**Exercise brief:**
Restate the listing that follows word for word, without its pictures.

**Records for the exercise:**
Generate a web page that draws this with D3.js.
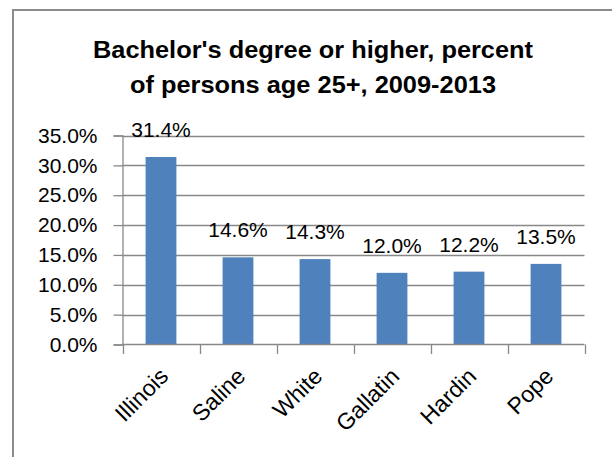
<!DOCTYPE html>
<html>
<head>
<meta charset="utf-8">
<script src="https://cdn.jsdelivr.net/npm/d3@7"></script>
<style>
  body { margin: 0; background: #fff; }
  svg { display: block; }
  text { font-family: "Liberation Sans", Arial, sans-serif; fill: #000; }
</style>
</head>
<body>
<div id="chart"></div>
<script>
// chart data
var counties = ["Illinois", "Saline", "White", "Gallatin", "Hardin", "Pope"];
var pctBachelor = [0.314, 0.146, 0.143, 0.120, 0.122, 0.135];
var yTicks = [0, 0.05, 0.10, 0.15, 0.20, 0.25, 0.30, 0.35];
var titleLines = ["Bachelor's degree or higher, percent", "of persons age 25+, 2009-2013"];

var W = 612, H = 457;
var svg = d3.select("#chart").append("svg").attr("width", W).attr("height", H);

// outer chart frame (runs off the right/bottom edge like the picture)
svg.append("rect")
    .attr("x", 13).attr("y", 10)
    .attr("width", 700).attr("height", 600)
    .attr("fill", "none").attr("stroke", "#8c8c8c").attr("stroke-width", 2);

// title
svg.selectAll("text.title").data(titleLines).enter().append("text")
    .attr("class", "title")
    .attr("x", 313)
    .attr("y", function (d, i) { return 58 + i * 35; })
    .attr("text-anchor", "middle")
    .style("font-weight", "bold")
    .style("font-size", "23px")
    .attr("textLength", function (d, i) { return i == 0 ? 440 : 366; })
    .attr("lengthAdjust", "spacingAndGlyphs")
    .text(function (d) { return d; });

var x = d3.scaleBand()
    .domain(counties)
    .range([122.5, 584.5])
    .paddingInner(0.6)
    .paddingOuter(0.3);

var y = d3.scaleLinear()
    .domain([0, 0.35])
    .range([344.5, 135.5]);

var fmt = d3.format(".1%");
var gridColor = "#888888";

// gridlines
svg.append("g").selectAll("line").data(yTicks.slice(1)).enter().append("line")
    .attr("x1", 122.5).attr("x2", 584.5)
    .attr("y1", function (d) { return Math.round(y(d)) + 0.5; })
    .attr("y2", function (d) { return Math.round(y(d)) + 0.5; })
    .attr("stroke", gridColor).attr("stroke-width", 1.3);

// y axis
var yAxis = d3.axisLeft(y).tickValues(yTicks).tickFormat(fmt).tickSize(9).tickPadding(16);
var gy = svg.append("g").attr("transform", "translate(122.5,0)").call(yAxis);
gy.select(".domain").attr("stroke", gridColor).attr("stroke-width", 1.3);
gy.selectAll(".tick line").attr("stroke", gridColor).attr("stroke-width", 1.3);
gy.selectAll(".tick text")
    .style("font-size", "21px")
    .style("font-family", "'Liberation Sans', Arial, sans-serif")
    .attr("fill", "#000");

// bars
svg.append("g").selectAll("rect").data(pctBachelor).enter().append("rect")
    .attr("x", function (d, i) { return x(counties[i]); })
    .attr("y", function (d) { return y(d); })
    .attr("width", x.bandwidth())
    .attr("height", function (d) { return y(0) - y(d); })
    .attr("fill", "#4f81bd");

// x axis baseline + category separators
var step = x.step();
var bounds = d3.range(counties.length + 1).map(function (i) { return 122.5 + i * step; });
svg.append("line")
    .attr("x1", 122.5).attr("x2", 584.5)
    .attr("y1", 344.5).attr("y2", 344.5)
    .attr("stroke", gridColor).attr("stroke-width", 1.3);
svg.append("g").selectAll("line").data(bounds).enter().append("line")
    .attr("x1", function (d) { return Math.round(d) + 0.5; })
    .attr("x2", function (d) { return Math.round(d) + 0.5; })
    .attr("y1", 344.5).attr("y2", 354)
    .attr("stroke", gridColor).attr("stroke-width", 1.3);

// category labels, rotated
svg.append("g").selectAll("text").data(counties).enter().append("text")
    .attr("transform", function (d) {
        return "translate(" + (x(d) + x.bandwidth() / 2 - 3) + ",366) rotate(-45)";
    })
    .attr("dy", "0.72em")
    .attr("text-anchor", "end")
    .style("font-size", "23px")
    .text(function (d) { return d; });

// value labels
svg.append("g").selectAll("text").data(pctBachelor).enter().append("text")
    .attr("x", function (d, i) { return x(counties[i]) + x.bandwidth() / 2; })
    .attr("y", function (d) { return y(d) - 20; })
    .attr("text-anchor", "middle")
    .style("font-size", "21px")
    .text(function (d) { return fmt(d); });
</script>
</body>
</html>
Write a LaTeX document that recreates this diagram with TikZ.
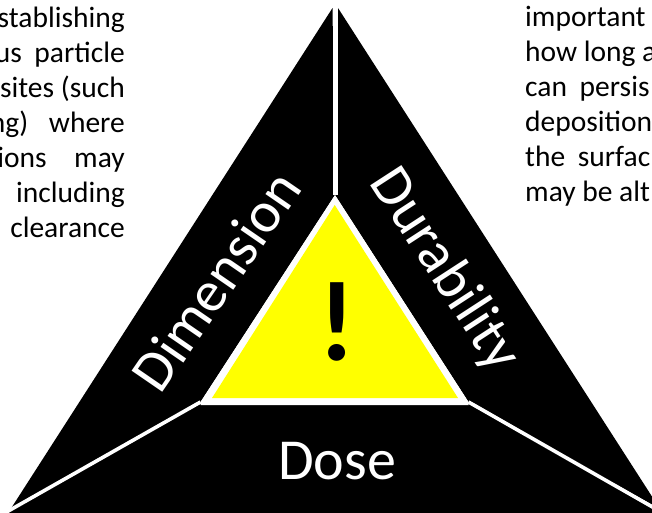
\documentclass[tikz,border=0pt]{standalone}
\usepackage{fontspec}
\setmainfont{Carlito}
\definecolor{pureyellow}{RGB}{255,255,0}
\tikzset{
  outer/.style={fill=black,draw=none},
  divider/.style={draw=white,line width=3.6pt,line cap=butt},
  big/.style={text=white,font=\fontsize{58}{58}\selectfont,inner sep=0pt},
  body/.style={text=black,font=\fontsize{29.5}{30}\selectfont,inner sep=0pt}
}
\begin{document}
\begin{tikzpicture}[x=1pt,y=-1pt]
\clip (0,0) rectangle (652,512);
\fill[white] (0,0) rectangle (652,512);
\coordinate (apexL) at (332.5,8);
\coordinate (apexR) at (338,8);
\coordinate (left) at (10,510);
\coordinate (right) at (660,509);
\coordinate (apex) at (335,3);
\coordinate (il) at (200.5,402);
\coordinate (ir) at (468.5,402);
\coordinate (it) at (335,195);
\coordinate (bl) at (3,514);
\coordinate (br) at (656,509);
% black sectors
\fill[outer] (apexL) -- (left) -- (il) -- (it) -- cycle;
\fill[outer] (apexR) -- (it) -- (ir) -- (right) -- cycle;
\fill[outer] (il) -- (ir) -- (br) -- (660,520) -- (0,520) -- (bl) -- cycle;
% dividers
\draw[divider,line width=5pt] (it) -- (apex);
\draw[divider] (il) -- (bl);
\draw[divider] (ir) -- (br);
% inner triangle
\fill[white] (it) -- (ir) -- (468.5,405) -- (200.5,405) -- (il) -- cycle;
\fill[pureyellow] (334.7,205) -- (458,398) -- (212,398) -- cycle;
\node[inner sep=0pt,font=\bfseries\fontsize{114}{114}\selectfont] (mark) at (337,322) {!};
% labels
\node[big,rotate=55.5,anchor=center] (dimension) at (216,281) {Dimension};
\node[big,rotate=-57,anchor=center] (durability) at (444,270) {Durability};
\node[big,anchor=base] (dose) at (337,479) {Dose};
% left text
\node[body,anchor=base east] (l1) at (125,27) {stablishing};
\node[body,anchor=base east] (l2) at (125,62) {us\hspace{6pt} particle};
\node[body,anchor=base east] (l3) at (125,97) {sites (such};
\node[body,anchor=base east] (l4) at (125,132) {ng)\hspace{14pt} where};
\node[body,anchor=base east] (l5) at (125,167) {ions\hspace{21pt} may};
\node[body,anchor=base east] (l6) at (125,202) {including};
\node[body,anchor=base east] (l7) at (125,237) {clearance};
% right text
\node[body,anchor=base west] (r1) at (525,26) {important};
\node[body,anchor=base west] (r2) at (525,61) {how long a};
\node[body,anchor=base west] (r3) at (525,96) {can\hspace{6pt} persis};
\node[body,anchor=base west] (r4) at (525,131) {deposition};
\node[body,anchor=base west] (r5) at (525,166) {the\hspace{6pt} surfac};
\node[body,anchor=base west] (r6) at (525,201) {may be alt};
\end{tikzpicture}
\end{document}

**Correct output:**
Generate a web page that draws this with D3.js.
<!DOCTYPE html>
<html>
<head>
<meta charset="utf-8">
<script src="https://cdn.jsdelivr.net/npm/d3@7"></script>
<style>
  body { margin: 0; background: #fff; }
  svg { display: block; }
  text { font-family: "Liberation Sans", Arial, sans-serif; fill: #000; }
</style>
</head>
<body>
<div id="chart"></div>
<script>
// chart data
var counties = ["Illinois", "Saline", "White", "Gallatin", "Hardin", "Pope"];
var pctBachelor = [0.314, 0.146, 0.143, 0.120, 0.122, 0.135];
var yTicks = [0, 0.05, 0.10, 0.15, 0.20, 0.25, 0.30, 0.35];
var titleLines = ["Bachelor's degree or higher, percent", "of persons age 25+, 2009-2013"];

var W = 612, H = 457;
var svg = d3.select("#chart").append("svg").attr("width", W).attr("height", H);

// outer chart frame (runs off the right/bottom edge like the picture)
svg.append("rect")
    .attr("x", 13).attr("y", 10)
    .attr("width", 700).attr("height", 600)
    .attr("fill", "none").attr("stroke", "#8c8c8c").attr("stroke-width", 2);

// title
svg.selectAll("text.title").data(titleLines).enter().append("text")
    .attr("class", "title")
    .attr("x", 313)
    .attr("y", function (d, i) { return 58 + i * 35; })
    .attr("text-anchor", "middle")
    .style("font-weight", "bold")
    .style("font-size", "23px")
    .attr("textLength", function (d, i) { return i == 0 ? 440 : 366; })
    .attr("lengthAdjust", "spacingAndGlyphs")
    .text(function (d) { return d; });

var x = d3.scaleBand()
    .domain(counties)
    .range([122.5, 584.5])
    .paddingInner(0.6)
    .paddingOuter(0.3);

var y = d3.scaleLinear()
    .domain([0, 0.35])
    .range([344.5, 135.5]);

var fmt = d3.format(".1%");
var gridColor = "#888888";

// gridlines
svg.append("g").selectAll("line").data(yTicks.slice(1)).enter().append("line")
    .attr("x1", 122.5).attr("x2", 584.5)
    .attr("y1", function (d) { return Math.round(y(d)) + 0.5; })
    .attr("y2", function (d) { return Math.round(y(d)) + 0.5; })
    .attr("stroke", gridColor).attr("stroke-width", 1.3);

// y axis
var yAxis = d3.axisLeft(y).tickValues(yTicks).tickFormat(fmt).tickSize(9).tickPadding(16);
var gy = svg.append("g").attr("transform", "translate(122.5,0)").call(yAxis);
gy.select(".domain").attr("stroke", gridColor).attr("stroke-width", 1.3);
gy.selectAll(".tick line").attr("stroke", gridColor).attr("stroke-width", 1.3);
gy.selectAll(".tick text")
    .style("font-size", "21px")
    .style("font-family", "'Liberation Sans', Arial, sans-serif")
    .attr("fill", "#000");

// bars
svg.append("g").selectAll("rect").data(pctBachelor).enter().append("rect")
    .attr("x", function (d, i) { return x(counties[i]); })
    .attr("y", function (d) { return y(d); })
    .attr("width", x.bandwidth())
    .attr("height", function (d) { return y(0) - y(d); })
    .attr("fill", "#4f81bd");

// x axis baseline + category separators
var step = x.step();
var bounds = d3.range(counties.length + 1).map(function (i) { return 122.5 + i * step; });
svg.append("line")
    .attr("x1", 122.5).attr("x2", 584.5)
    .attr("y1", 344.5).attr("y2", 344.5)
    .attr("stroke", gridColor).attr("stroke-width", 1.3);
svg.append("g").selectAll("line").data(bounds).enter().append("line")
    .attr("x1", function (d) { return Math.round(d) + 0.5; })
    .attr("x2", function (d) { return Math.round(d) + 0.5; })
    .attr("y1", 344.5).attr("y2", 354)
    .attr("stroke", gridColor).attr("stroke-width", 1.3);

// category labels, rotated
svg.append("g").selectAll("text").data(counties).enter().append("text")
    .attr("transform", function (d) {
        return "translate(" + (x(d) + x.bandwidth() / 2 - 3) + ",366) rotate(-45)";
    })
    .attr("dy", "0.72em")
    .attr("text-anchor", "end")
    .style("font-size", "23px")
    .text(function (d) { return d; });

// value labels
svg.append("g").selectAll("text").data(pctBachelor).enter().append("text")
    .attr("x", function (d, i) { return x(counties[i]) + x.bandwidth() / 2; })
    .attr("y", function (d) { return y(d) - 20; })
    .attr("text-anchor", "middle")
    .style("font-size", "21px")
    .text(function (d) { return fmt(d); });
</script>
</body>
</html>
Write a LaTeX document that recreates this diagram with TikZ.
\documentclass[tikz,border=0pt]{standalone}
\usepackage{fontspec}
\setmainfont{Carlito}
\definecolor{pureyellow}{RGB}{255,255,0}
\tikzset{
  outer/.style={fill=black,draw=none},
  divider/.style={draw=white,line width=3.6pt,line cap=butt},
  big/.style={text=white,font=\fontsize{58}{58}\selectfont,inner sep=0pt},
  body/.style={text=black,font=\fontsize{29.5}{30}\selectfont,inner sep=0pt}
}
\begin{document}
\begin{tikzpicture}[x=1pt,y=-1pt]
\clip (0,0) rectangle (652,512);
\fill[white] (0,0) rectangle (652,512);
\coordinate (apexL) at (332.5,8);
\coordinate (apexR) at (338,8);
\coordinate (left) at (10,510);
\coordinate (right) at (660,509);
\coordinate (apex) at (335,3);
\coordinate (il) at (200.5,402);
\coordinate (ir) at (468.5,402);
\coordinate (it) at (335,195);
\coordinate (bl) at (3,514);
\coordinate (br) at (656,509);
% black sectors
\fill[outer] (apexL) -- (left) -- (il) -- (it) -- cycle;
\fill[outer] (apexR) -- (it) -- (ir) -- (right) -- cycle;
\fill[outer] (il) -- (ir) -- (br) -- (660,520) -- (0,520) -- (bl) -- cycle;
% dividers
\draw[divider,line width=5pt] (it) -- (apex);
\draw[divider] (il) -- (bl);
\draw[divider] (ir) -- (br);
% inner triangle
\fill[white] (it) -- (ir) -- (468.5,405) -- (200.5,405) -- (il) -- cycle;
\fill[pureyellow] (334.7,205) -- (458,398) -- (212,398) -- cycle;
\node[inner sep=0pt,font=\bfseries\fontsize{114}{114}\selectfont] (mark) at (337,322) {!};
% labels
\node[big,rotate=55.5,anchor=center] (dimension) at (216,281) {Dimension};
\node[big,rotate=-57,anchor=center] (durability) at (444,270) {Durability};
\node[big,anchor=base] (dose) at (337,479) {Dose};
% left text
\node[body,anchor=base east] (l1) at (125,27) {stablishing};
\node[body,anchor=base east] (l2) at (125,62) {us\hspace{6pt} particle};
\node[body,anchor=base east] (l3) at (125,97) {sites (such};
\node[body,anchor=base east] (l4) at (125,132) {ng)\hspace{14pt} where};
\node[body,anchor=base east] (l5) at (125,167) {ions\hspace{21pt} may};
\node[body,anchor=base east] (l6) at (125,202) {including};
\node[body,anchor=base east] (l7) at (125,237) {clearance};
% right text
\node[body,anchor=base west] (r1) at (525,26) {important};
\node[body,anchor=base west] (r2) at (525,61) {how long a};
\node[body,anchor=base west] (r3) at (525,96) {can\hspace{6pt} persis};
\node[body,anchor=base west] (r4) at (525,131) {deposition};
\node[body,anchor=base west] (r5) at (525,166) {the\hspace{6pt} surfac};
\node[body,anchor=base west] (r6) at (525,201) {may be alt};
\end{tikzpicture}
\end{document}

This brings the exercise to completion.